The Effectiveness of Clear Speech as a Masker

Calandruccio, Lauren; Van Engen, Kristin; Dhar, Sumitrajit; Bradlow, Ann R.
December 2010
Journal of Speech, Language & Hearing Research;Dec2010, Vol. 53 Issue 6, p1458
Academic Journal
Purpose: It is established that speaking clearly is an effective means of enhancing intelligibility. Because any signal-processing scheme modeled after known acoustic-phonetic features of clear speech will likely affect both target and competing speech, it is important to understand how speech recognition is affected when a competing speech signal is also spoken clearly. In 2 experiments, the authors investigated whether listeners would experience improved intelligibility when both target and nontarget speech were spoken clearly. Method: Listeners' recognition of sentences in competing sounds was examined in 2 experiments. For both experiments, the target speech was spoken in conversational and clear styles. The competing sounds in Experiment 1 included 2-talker maskers spoken in conversational and clear styles of English or Croatian.
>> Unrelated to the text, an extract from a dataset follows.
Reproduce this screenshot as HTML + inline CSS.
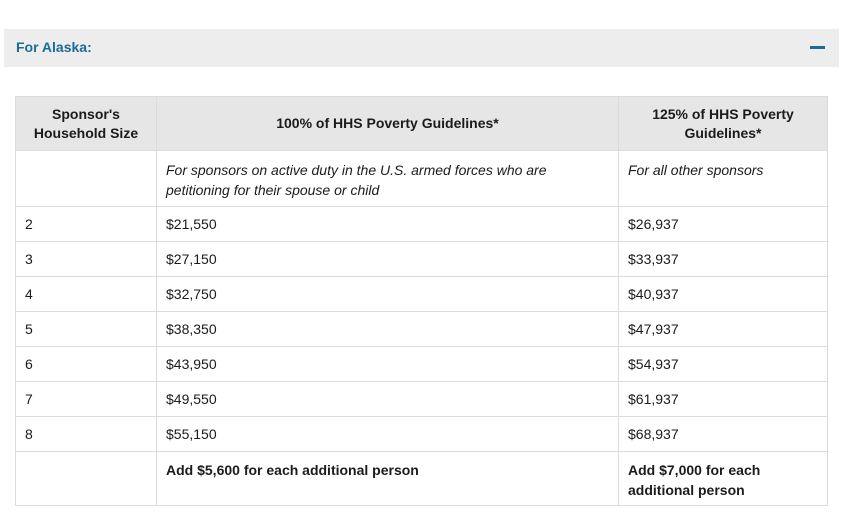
<!DOCTYPE html>
<html><head><style>
body{margin:0;width:848px;height:521px;background:#fff;font-family:"Liberation Sans",sans-serif;color:#1b1b1b;position:relative;overflow:hidden}
.bar{position:absolute;left:4px;top:29px;width:835px;height:38px;background:#ededed}
.bar span{position:absolute;left:12px;top:10px;font-weight:bold;font-size:14px;color:#1a6a9a}
.minus{position:absolute;left:810px;top:46px;width:15px;height:3px;background:#1a6a9a}
table{position:absolute;left:15px;top:96px;width:812px;border-collapse:collapse;font-size:14px;table-layout:fixed}
td,th{border:1px solid #dcdcdc;padding:0 9px;vertical-align:middle;text-align:left}
th{background:#e6e6e6;text-align:center;font-size:14px;line-height:19px;height:53px}
tr.r td{height:34px}
td.i{font-style:italic;vertical-align:top;padding-top:9px;line-height:20px;height:46px}
td.b{font-weight:bold;vertical-align:top;padding-top:8px;line-height:20px;height:45px}
</style></head><body>
<div class="bar"><span>For Alaska:</span></div>
<div class="minus"></div>
<table>
<colgroup><col style="width:141px"><col style="width:462px"><col style="width:209px"></colgroup>
<tr><th>Sponsor's<br>Household Size</th><th>100% of HHS Poverty Guidelines*</th><th>125% of HHS Poverty<br>Guidelines*</th></tr>
<tr><td class="i"></td><td class="i">For sponsors on active duty in the U.S. armed forces who are petitioning for their spouse or child</td><td class="i">For all other sponsors</td></tr>
<tr class="r"><td>2</td><td>$21,550</td><td>$26,937</td></tr>
<tr class="r"><td>3</td><td>$27,150</td><td>$33,937</td></tr>
<tr class="r"><td>4</td><td>$32,750</td><td>$40,937</td></tr>
<tr class="r"><td>5</td><td>$38,350</td><td>$47,937</td></tr>
<tr class="r"><td>6</td><td>$43,950</td><td>$54,937</td></tr>
<tr class="r"><td>7</td><td>$49,550</td><td>$61,937</td></tr>
<tr class="r"><td>8</td><td>$55,150</td><td>$68,937</td></tr>
<tr><td class="b"></td><td class="b">Add $5,600 for each additional person</td><td class="b">Add $7,000 for each additional person</td></tr>
</table>
</body></html>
The competing sounds in Experiment 2 included 1-talker maskers spoken in clear or conversational styles and temporally modulated white noise maskers shaped to mimic the 1-talker maskers. Results: Performance increased for clear versus conversational targets. No significant differences were found between conversational and clear maskers. Conclusions: If it were possible to implement clear speech through a listening device, it appears that listeners would still receive a clear-speech benefit, even if all sounds (including competing sounds) were (inadvertently) processed to be more clear.